When asked "if the sales tax passes, what percentage of the tax will be utilized in which departments," Warren offered specifics regarding how the increase in funding would be used by the county.

"We would like to add back three deputies, which would be around $150,000 per year with their benefits," said Warren. "The prosecutor's office would receive $100,000 for a full-time assistant prosecutor, a full-time investigator and a full-time clerk."

The county would also earmark $10,000 in revenue for the local Extension office and around $75,000 for patrol vehicles.

"We also need to build our reserve back," said Warren. "With the fire at McDonald's, we began to think, what would happen if 50 percent of our tax base in Cassville was eliminated? What would we do to maintain county resources? We need to build our reserve back to a manageable level."

When asked "what services will improve if the tax issue passes," Warren said the increase in funding would improve deputy response times and put more deputies in rural areas of the county where theft and cattle rustling crimes have been increasing.

"You will see more presence of law enforcement," said Warren. "The prosecuting attorney's office is also being required to facilitate more cases. Their caseload is up 21 percent. I think a full-time assistant and a full-time investigator would be a big help."

The proposed county-wide sales tax would cost 13 cents on each $100 spent in Barry County.

Barry County Health Board

Candidates for the Barry County Health Board were asked to answer the following question: "What do you see as the purpose of the Barry County Health Department Board of Trustees?"

Bingham said that the purpose of the board is to represent the people of Barry County and address concerns with informed decisions.

"It takes a great deal of self education, and you need to study a lot of issues," said Bingham. "You have to familiarize yourself with the many issues that come up each week, including enforcement issues and the relationships with DNR (Department of Natural Resources) and the state and the roles they play.

"I think the task of a trustee, as well, is to be accessible to people and hear their problems and work with other trustees to solve those problems," added Bingham.

Thomas said the board's main objective is to promote public safety.

"In our food service program, we have tried very hard to educate people on food safety," said Thomas. "We really try to address public safety, and our wonderful staff takes care of much of that for us.

"We also educate people on all of the services the health department has for them," continued Thomas. "So many people don't realize that the health department is there for them at a very reasonable cost. They open early in the morning and stay open later in the afternoon. It is not just a four or six hour window when people can get help."

Thomas said the board also focuses on environmental issues.

"The world around us is changing every day, and we all have to step up and make changes with it," said Thomas. "The board does a fine job of taking that seriously."

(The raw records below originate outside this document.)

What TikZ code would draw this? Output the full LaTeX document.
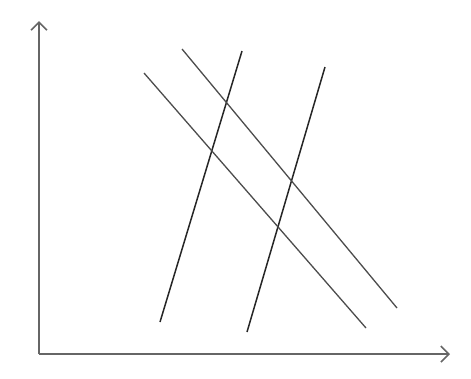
\documentclass[tikz,border=0pt]{standalone}
\usetikzlibrary{arrows.meta}
\begin{document}
\begin{tikzpicture}[x=1pt,y=-1pt,
  axis/.style={draw=black!60,line width=1.6pt,-{Straight Barb[length=8pt,width=16pt]}},
  curve/.style={draw=black!85,line width=1.5pt}]
\useasboundingbox (0,0) rectangle (471,378);
\coordinate (O) at (39,354);
\coordinate (ytop) at (39,21);
\coordinate (xend) at (450,354);
\draw[axis] (O) -- (ytop);
\draw[axis] (O) -- (xend);
\coordinate (s1t) at (242,51);
\coordinate (s1b) at (160,322);
\coordinate (s2t) at (325,67);
\coordinate (s2b) at (247,332);
\coordinate (dat) at (144,73);
\coordinate (dab) at (366,328);
\coordinate (dbt) at (182,49);
\coordinate (dbb) at (397,308);
\draw[curve] (s1b) -- (s1t);
\draw[curve] (s2b) -- (s2t);
\draw[curve,draw=black!70,line width=1.3pt] (dat) -- (dab);
\draw[curve,draw=black!70,line width=1.3pt] (dbt) -- (dbb);
\end{tikzpicture}
\end{document}
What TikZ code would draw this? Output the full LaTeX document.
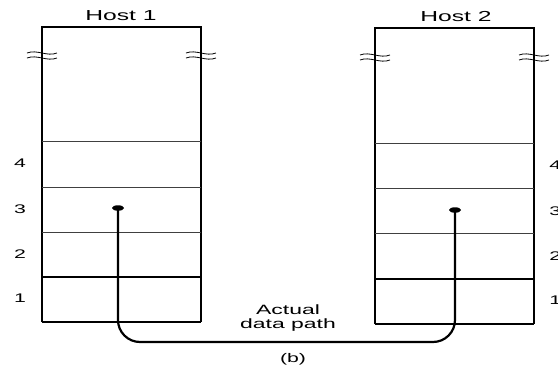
\documentclass[tikz,border=0pt]{standalone}
\usepackage{fontspec}
\setmainfont{Liberation Sans}
\usetikzlibrary{shapes.geometric}

\tikzset{
  hostlabel/.style={font=\fontsize{14.5}{16}\selectfont, xscale=1.7, inner sep=0pt},
  layernum/.style={font=\fontsize{12.5}{14}\selectfont, xscale=1.7, inner sep=0pt},
  pathlabel/.style={font=\fontsize{13.5}{14}\selectfont, xscale=1.7, inner sep=0pt, align=center},
  pathdot/.style={ellipse, fill=black, minimum width=12pt, minimum height=5.5pt, inner sep=0pt},
  layerline/.style={black!75, line width=0.7pt},
  wall/.style={line width=1.1pt},
  breakmark/.style={line width=0.8pt},
  datapath/.style={line width=2.2pt, rounded corners=22pt}
}

\begin{document}
\begin{tikzpicture}[x=1pt, y=-1pt]
    \useasboundingbox (0,0) rectangle (558,368);

    % Draw host 1
    \draw[wall] (42,322) -- (42,27) -- (201,27) -- (201,322);
    \draw[wall] (42,322) -- (201,322);
    \foreach \y in {141,187,232} \draw[layerline] (42,\y) -- (201,\y);
    \draw[wall] (42,277) -- (201,277);
    \node[hostlabel] (host1) at (121,16) {Host 1};

    % Draw host 2
    \draw[wall] (375,324) -- (375,28) -- (534,28) -- (534,324);
    \draw[wall] (375,324) -- (534,324);
    \foreach \y in {143,188,233} \draw[layerline] (375,\y) -- (534,\y);
    \draw[wall] (375,279) -- (534,279);
    \node[hostlabel] (host2) at (456,17) {Host 2};

    % Break marks on the walls
    \foreach \x/\y in {42/55, 201/55, 375/57, 534/57} {
      \draw[breakmark] (\x-15,\y-2) .. controls (\x-5,\y-6) and (\x+5,\y+2) .. (\x+15,\y-2);
      \draw[breakmark] (\x-15,\y+3) .. controls (\x-5,\y-1) and (\x+5,\y+7) .. (\x+15,\y+3);
    }

    % Layer numbers
    \foreach \n/\y in {4/163, 3/209, 2/254, 1/298} {
      \node[layernum] (l\n) at (20,\y) {\n};
      \node[layernum, anchor=west] (r\n) at (549,\y+2) {\n};
    }

    % Actual data path
    \node[pathdot] (d1) at (118,208) {};
    \node[pathdot] (d2) at (455,210) {};
    \coordinate (bend) at (290,342);
    \draw[datapath] (d1.center) |- (bend) -| (d2.center);
    \node[pathlabel] (actual) at (288,318) {Actual\\data path};
    \node[hostlabel, font=\fontsize{12.5}{14}\selectfont] (fig) at (293,359) {(b)};
\end{tikzpicture}
\end{document}
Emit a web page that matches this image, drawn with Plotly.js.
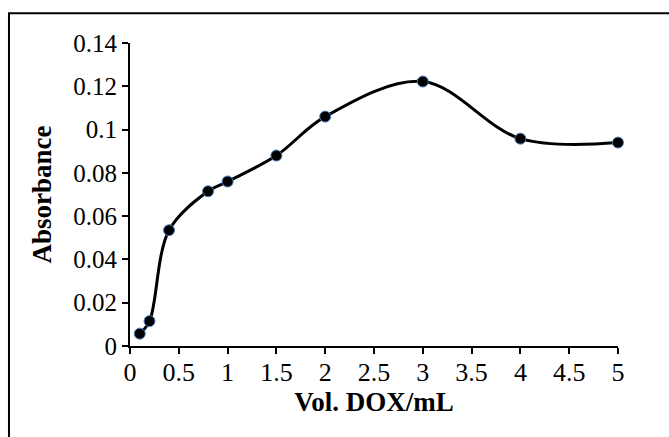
<!DOCTYPE html>
<html>
<head>
<meta charset="utf-8">
<script src="https://cdn.plot.ly/plotly-3.0.1.min.js"></script>
<style>html,body{margin:0;padding:0;background:#fff;}#chart{width:669px;height:437px;}</style>
</head>
<body>
<div id="chart"></div>
<script>
// Data
const volDOX = [0.1, 0.2, 0.4, 0.8, 1, 1.5, 2, 3, 4, 5];
const absorbance = [0.0057, 0.0115, 0.0535, 0.0715, 0.076, 0.088, 0.106, 0.1222, 0.0958, 0.094];
const xTicks = [0, 0.5, 1, 1.5, 2, 2.5, 3, 3.5, 4, 4.5, 5];
const yTicks = [0, 0.02, 0.04, 0.06, 0.08, 0.1, 0.12, 0.14];
const xTitle = 'Vol. DOX/mL';
const yTitle = 'Absorbance';

const FONT = '"Liberation Serif", "Times New Roman", serif';

const trace = {
  x: volDOX,
  y: absorbance,
  type: 'scatter',
  mode: 'lines+markers',
  line: {shape: 'spline', smoothing: 1, color: '#000', width: 3},
  marker: {size: 11, color: '#000', line: {color: '#4a7fc0', width: 1}},
  showlegend: false,
  cliponaxis: false
};

const layout = {
  width: 669,
  height: 437,
  margin: {l: 130, r: 51, t: 43, b: 91},
  paper_bgcolor: '#fff',
  plot_bgcolor: '#fff',
  font: {family: FONT, color: '#000'},
  xaxis: {
    range: [0, 5],
    tickvals: xTicks,
    ticktext: xTicks.map(String),
    showgrid: false,
    zeroline: false,
    showline: true,
    linecolor: '#000',
    linewidth: 2,
    ticks: 'outside',
    ticklen: 6,
    tickwidth: 2,
    tickcolor: '#000',
    ticklabelstandoff: -4,
    tickfont: {family: FONT, size: 26, color: '#000'},
    title: {text: '<b>' + xTitle + '</b>', font: {family: FONT, size: 27, color: '#000'}, standoff: 4}
  },
  yaxis: {
    range: [0, 0.14],
    tickvals: yTicks,
    ticktext: yTicks.map(String),
    showgrid: false,
    zeroline: false,
    showline: true,
    linecolor: '#000',
    linewidth: 2,
    ticks: 'outside',
    ticklen: 6,
    tickwidth: 2,
    tickcolor: '#000',
    tickfont: {family: FONT, size: 25, color: '#000'},
    title: {text: '<b>' + yTitle + '</b>', font: {family: FONT, size: 27, color: '#000'}, standoff: 14}
  },
  shapes: [{
    type: 'rect', xref: 'paper', yref: 'paper',
    x0: -0.248, x1: 1.2, y0: -0.4, y1: 1.098,
    line: {color: '#000', width: 2}, fillcolor: 'rgba(0,0,0,0)', layer: 'below'
  }]
};

Plotly.newPlot('chart', [trace], layout, {staticPlot: true, displayModeBar: false});
</script>
</body>
</html>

Holtzman agreed that the board's purpose is to educate county residents, promote health and oversee financing to ensure services are available and implemented.

"The environmental concerns are a big issue," said Holtzman. "The state regulates many of those issues and funnels those regulations down to the local health departments, but the board should make sure that it is doing the best for Barry County and not just pushing things that are not good for our citizens.

"That is one of the things I will be watching for if elected," added Holtzman.

The Barry County Health Board is responsible for administering a budget that is nearly $1 million each year, said Starchman.

"It is a big job to make sure that funding is well used for the citizens of the county," said Starchman. "The hardest thing you do as a board member is divorce yourselves from your personal likes and dislikes and political agenda and make sure that everything you do is for the best of everyone in the county."

Cassville School Board

Candidates for the Cassville R-4 School Board were asked "if elected, what will be your primary focus as a board member over the next three years?"

"School systems are very complex organizations," said Hermansen. "As you decide how you will allocate resources, you always have to keep in mind how effective the funds will be for the students and teachers in the classroom."

Allen indicated that the board maintains a primary goal of student safety and education.

"Our superintendent is elected by the board," said Allen. "The superintendent has the job of overseeing the day to day operations of the district. Our job is to supervise the superintendent and make sure his decisions are good.

"We also watch the financial side of the district," continued Allen. "We have a $17 million budget to oversee."

City of Cassville mayor

Shiveley and Lannum, Cassville's two candidates for city mayor, were asked a pair of questions. The first question was "will there be a need for an increase in utility rates in the near future?"

"There is always a need," said Shiveley. "Expenses are always going up and cost of services is always going up. The council is mandated to look at the water and sewer revenues each year and determine if the revenues actually meet the requirements of gaining reserves and covering operation and maintenance expenses."

Shiveley also pointed out that the city's debt service payments would be increasing in the next few years, which will require an increase in revenue.

"I certainly hope not," said Lannum. "I think they have been raised enough. I haven't looked at the numbers, but I am educated and I do think I could figure it out if I had access to that information. I think the city should deal with what they have right now and manage better."

The two mayoral candidates were also asked the following question: "Over the last few years there has been discussion regarding the installation of a stoplight at the intersection of First and Main Streets. Do you feel a stoplight is necessary at that intersection? If so, do you have any ideas for funding?"

"MoDOT (Missouri Department of Transportation) will fund it," said Lannum. "There have already been studies done. We need to quit being self-centered on the water and sewer problems. We need to take care of things like potholes and maintaining the parks and Greenway better."

Shiveley agreed that a stoplight is needed at the intersection.

"I know that MoDOT has done a study, but it is my understanding that the traffic count does not meet the numbers for them to fully fund a stoplight there," said Shiveley.

"The city does not just have a pot of money that can be used for everything," continued Shiveley. "We have funds designated for certain areas. Right now, funding the construction of a stoplight would come out of the general funds, and like funding for our street department, that is dependent on sales tax revenues."

Kelley concluded the event by thanking all of the candidates for participating in the forum.

"Thank you for your willingness to serve the community," said Kelley. "We also want to remind all of you to encourage your friends and neighbors to come out and vote on April 2. Voting is the way for us to make sure our voices are heard."

Questions asked during the event were submitted to the chamber office in advance and selected by members of the local media.